# Task instructions
Reproduce each line of the material exactly, minus any picture.
# # # # # # #
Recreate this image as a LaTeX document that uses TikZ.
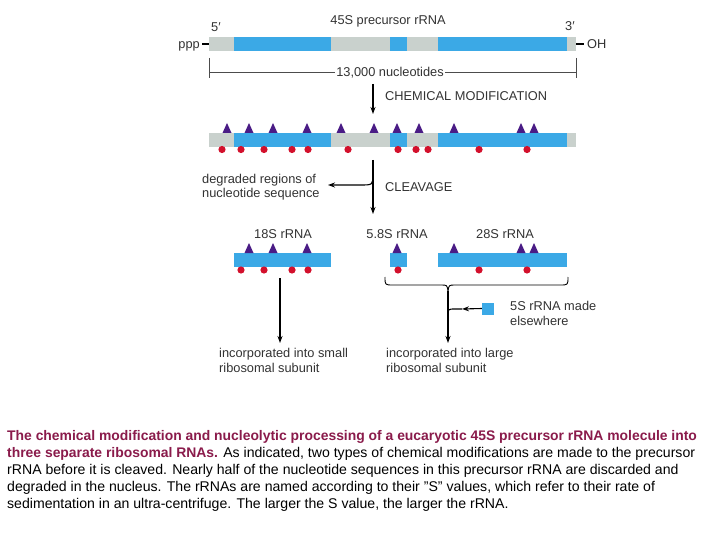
\documentclass[tikz,border=0pt]{standalone}
\usepackage{fontspec}
\setmainfont{Liberation Sans}
\usetikzlibrary{arrows.meta}

\definecolor{spacer}{HTML}{C9D1CD}
\definecolor{rrna}{HTML}{3BA9E6}
\definecolor{methyl}{HTML}{4A1C86}
\definecolor{pseudo}{HTML}{D3102C}
\definecolor{legend}{HTML}{8A1B4B}

\tikzstyle{lbl}=[font=\fontsize{12.8}{14.5}\selectfont, inner sep=0pt, text=black!80]
\tikzstyle{capline}=[anchor=base west, inner sep=0pt, font=\fontsize{14.1}{17}\selectfont]
\tikzstyle{to}=[-{Stealth[length=7pt,width=5pt]}, line width=1.1pt]
\tikzstyle{common}=[line width=1.1pt]

% one precursor strand, top edge at #1
\newcommand{\strand}[1]{
  \fill[spacer] (209,#1) rectangle (576,#1+14);
  \fill[rrna] (234,#1) rectangle (331,#1+14);
  \fill[rrna] (390,#1) rectangle (407,#1+14);
  \fill[rrna] (438,#1) rectangle (567,#1+14);
}

\begin{document}
\begin{tikzpicture}[x=1pt, y=-1pt]
  \useasboundingbox[fill=white] (0,0) rectangle (720,540);

  % precursor
  \node[lbl, anchor=base] (pre) at (388,25) {45S precursor rRNA};
  \node[lbl, anchor=base] (five) at (216,32) {5′};
  \node[lbl, anchor=base] (three) at (570,31) {3′};
  \strand{37}
  \node[lbl, anchor=base east] (ppp) at (200,49) {ppp};
  \node[lbl, anchor=base west] (oh) at (587,49) {OH};
  \draw[common, line width=1.4pt] (202,44) -- (209,44);
  \draw[common, line width=1.4pt] (576,44) -- (584,44);

  % length scale
  \draw[black!70, line width=0.8pt] (209,58) -- (209,78);
  \draw[black!70, line width=0.8pt] (576,58) -- (576,78);
  \draw[black!70, line width=0.8pt] (209,72) -- (576,72);
  \node[lbl, anchor=base, fill=white, inner xsep=1pt] (len) at (390,76.5) {13,000 nucleotides};

  % chemical modification
  \coordinate (m1) at (373,84);
  \coordinate (m2) at (373,114);
  \draw[to] (m1) -- (m2);
  \node[lbl, anchor=base west] (chem) at (385,100.5) {CHEMICAL MODIFICATION};

  \strand{133}
  \foreach \x in {227,249,273,307,341,374,397,419,454,521,534}
    \fill[methyl] (\x-4.5,133) -- (\x+4.5,133) -- (\x,123) -- cycle;
  \foreach \x in {222,241,264,292,308,348,398,416,428,479,527}
    \fill[pseudo] (\x,149.5) circle (3.6);

  % cleavage
  \coordinate (c1) at (373,160);
  \coordinate (c2) at (373,214);
  \coordinate (d1) at (373,174);
  \coordinate (d2) at (328,185);
  \draw[to] (c1) -- (c2);
  \draw[to] (d1) .. controls (373,185) .. (360,185) -- (d2);
  \node[lbl, anchor=base west] (cleave) at (385,191.5) {CLEAVAGE};
  \node[lbl, anchor=west, align=left] (waste) at (202,187) {degraded regions of\\nucleotide sequence};

  % mature rRNAs
  \node[lbl, anchor=base] (r18) at (283,238.5) {18S rRNA};
  \node[lbl, anchor=base] (r58) at (397,238.5) {5.8S rRNA};
  \node[lbl, anchor=base] (r28) at (505,238.5) {28S rRNA};
  \fill[rrna] (234,253) rectangle (331,267);
  \fill[rrna] (390,253) rectangle (407,267);
  \fill[rrna] (438,253) rectangle (567,267);
  \foreach \x in {249,273,307,397,454,521,534}
    \fill[methyl] (\x-4.5,253) -- (\x+4.5,253) -- (\x,243) -- cycle;
  \foreach \x in {241,264,292,308,398,479,527}
    \fill[pseudo] (\x,270) circle (3.6);

  % small subunit
  \coordinate (s1) at (280,278);
  \coordinate (s2) at (280,343);
  \draw[to] (s1) -- (s2);
  \node[lbl, anchor=west, align=left] (small) at (219,360.5) {incorporated into small\\ribosomal subunit};

  % large subunit
  \coordinate (b0) at (448,291);
  \coordinate (b1) at (448,343);
  \draw[common, line width=0.9pt] (385,277) .. controls (385,285) .. (393,285) -- (441,285)
    .. controls (447,285) .. (b0) .. controls (449,285) .. (455,285) -- (560,285)
    .. controls (568,285) .. (568,277);
  \draw[to] (b0) -- (b1);
  \node[fill=rrna, minimum size=12pt, inner sep=0pt] (five5) at (488,308.5) {};
  \coordinate (j1) at (462,309);
  \draw[to] (five5.west) -- (j1);
  \draw[common] (j1) -- (455,309) .. controls (448,309) .. (448,316);
  \node[lbl, anchor=west, align=left] (made) at (510,313.5) {5S rRNA made\\elsewhere};
  \node[lbl, anchor=west, align=left] (large) at (386,360.5) {incorporated into large\\ribosomal subunit};

  % caption
  \node[capline, text=legend, font=\fontsize{13.9}{17}\selectfont\bfseries] (cap1) at (7,440)
    {The chemical modification and nucleolytic processing of a eucaryotic 45S precursor rRNA molecule into};
  \node[capline] (cap2) at (7,457)
    {\textcolor{legend}{\fontsize{13.9}{17}\selectfont\bfseries three separate ribosomal RNAs.} As indicated, two types of chemical modifications are made to the precursor};
  \node[capline] (cap3) at (7,474)
    {rRNA before it is cleaved. Nearly half of the nucleotide sequences in this precursor rRNA are discarded and};
  \node[capline] (cap4) at (7,491)
    {degraded in the nucleus. The rRNAs are named according to their "S" values, which refer to their rate of};
  \node[capline] (cap5) at (7,508)
    {sedimentation in an ultra-centrifuge. The larger the S value, the larger the rRNA.};
\end{tikzpicture}
\end{document}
# # # # # # #
# Written reply
Recreate this image as a LaTeX document that uses TikZ.
\documentclass[tikz,border=0pt]{standalone}
\usepackage{fontspec}
\setmainfont{Liberation Sans}
\usetikzlibrary{arrows.meta}

\definecolor{spacer}{HTML}{C9D1CD}
\definecolor{rrna}{HTML}{3BA9E6}
\definecolor{methyl}{HTML}{4A1C86}
\definecolor{pseudo}{HTML}{D3102C}
\definecolor{legend}{HTML}{8A1B4B}

\tikzstyle{lbl}=[font=\fontsize{12.8}{14.5}\selectfont, inner sep=0pt, text=black!80]
\tikzstyle{capline}=[anchor=base west, inner sep=0pt, font=\fontsize{14.1}{17}\selectfont]
\tikzstyle{to}=[-{Stealth[length=7pt,width=5pt]}, line width=1.1pt]
\tikzstyle{common}=[line width=1.1pt]

% one precursor strand, top edge at #1
\newcommand{\strand}[1]{
  \fill[spacer] (209,#1) rectangle (576,#1+14);
  \fill[rrna] (234,#1) rectangle (331,#1+14);
  \fill[rrna] (390,#1) rectangle (407,#1+14);
  \fill[rrna] (438,#1) rectangle (567,#1+14);
}

\begin{document}
\begin{tikzpicture}[x=1pt, y=-1pt]
  \useasboundingbox[fill=white] (0,0) rectangle (720,540);

  % precursor
  \node[lbl, anchor=base] (pre) at (388,25) {45S precursor rRNA};
  \node[lbl, anchor=base] (five) at (216,32) {5′};
  \node[lbl, anchor=base] (three) at (570,31) {3′};
  \strand{37}
  \node[lbl, anchor=base east] (ppp) at (200,49) {ppp};
  \node[lbl, anchor=base west] (oh) at (587,49) {OH};
  \draw[common, line width=1.4pt] (202,44) -- (209,44);
  \draw[common, line width=1.4pt] (576,44) -- (584,44);

  % length scale
  \draw[black!70, line width=0.8pt] (209,58) -- (209,78);
  \draw[black!70, line width=0.8pt] (576,58) -- (576,78);
  \draw[black!70, line width=0.8pt] (209,72) -- (576,72);
  \node[lbl, anchor=base, fill=white, inner xsep=1pt] (len) at (390,76.5) {13,000 nucleotides};

  % chemical modification
  \coordinate (m1) at (373,84);
  \coordinate (m2) at (373,114);
  \draw[to] (m1) -- (m2);
  \node[lbl, anchor=base west] (chem) at (385,100.5) {CHEMICAL MODIFICATION};

  \strand{133}
  \foreach \x in {227,249,273,307,341,374,397,419,454,521,534}
    \fill[methyl] (\x-4.5,133) -- (\x+4.5,133) -- (\x,123) -- cycle;
  \foreach \x in {222,241,264,292,308,348,398,416,428,479,527}
    \fill[pseudo] (\x,149.5) circle (3.6);

  % cleavage
  \coordinate (c1) at (373,160);
  \coordinate (c2) at (373,214);
  \coordinate (d1) at (373,174);
  \coordinate (d2) at (328,185);
  \draw[to] (c1) -- (c2);
  \draw[to] (d1) .. controls (373,185) .. (360,185) -- (d2);
  \node[lbl, anchor=base west] (cleave) at (385,191.5) {CLEAVAGE};
  \node[lbl, anchor=west, align=left] (waste) at (202,187) {degraded regions of\\nucleotide sequence};

  % mature rRNAs
  \node[lbl, anchor=base] (r18) at (283,238.5) {18S rRNA};
  \node[lbl, anchor=base] (r58) at (397,238.5) {5.8S rRNA};
  \node[lbl, anchor=base] (r28) at (505,238.5) {28S rRNA};
  \fill[rrna] (234,253) rectangle (331,267);
  \fill[rrna] (390,253) rectangle (407,267);
  \fill[rrna] (438,253) rectangle (567,267);
  \foreach \x in {249,273,307,397,454,521,534}
    \fill[methyl] (\x-4.5,253) -- (\x+4.5,253) -- (\x,243) -- cycle;
  \foreach \x in {241,264,292,308,398,479,527}
    \fill[pseudo] (\x,270) circle (3.6);

  % small subunit
  \coordinate (s1) at (280,278);
  \coordinate (s2) at (280,343);
  \draw[to] (s1) -- (s2);
  \node[lbl, anchor=west, align=left] (small) at (219,360.5) {incorporated into small\\ribosomal subunit};

  % large subunit
  \coordinate (b0) at (448,291);
  \coordinate (b1) at (448,343);
  \draw[common, line width=0.9pt] (385,277) .. controls (385,285) .. (393,285) -- (441,285)
    .. controls (447,285) .. (b0) .. controls (449,285) .. (455,285) -- (560,285)
    .. controls (568,285) .. (568,277);
  \draw[to] (b0) -- (b1);
  \node[fill=rrna, minimum size=12pt, inner sep=0pt] (five5) at (488,308.5) {};
  \coordinate (j1) at (462,309);
  \draw[to] (five5.west) -- (j1);
  \draw[common] (j1) -- (455,309) .. controls (448,309) .. (448,316);
  \node[lbl, anchor=west, align=left] (made) at (510,313.5) {5S rRNA made\\elsewhere};
  \node[lbl, anchor=west, align=left] (large) at (386,360.5) {incorporated into large\\ribosomal subunit};

  % caption
  \node[capline, text=legend, font=\fontsize{13.9}{17}\selectfont\bfseries] (cap1) at (7,440)
    {The chemical modification and nucleolytic processing of a eucaryotic 45S precursor rRNA molecule into};
  \node[capline] (cap2) at (7,457)
    {\textcolor{legend}{\fontsize{13.9}{17}\selectfont\bfseries three separate ribosomal RNAs.} As indicated, two types of chemical modifications are made to the precursor};
  \node[capline] (cap3) at (7,474)
    {rRNA before it is cleaved. Nearly half of the nucleotide sequences in this precursor rRNA are discarded and};
  \node[capline] (cap4) at (7,491)
    {degraded in the nucleus. The rRNAs are named according to their "S" values, which refer to their rate of};
  \node[capline] (cap5) at (7,508)
    {sedimentation in an ultra-centrifuge. The larger the S value, the larger the rRNA.};
\end{tikzpicture}
\end{document}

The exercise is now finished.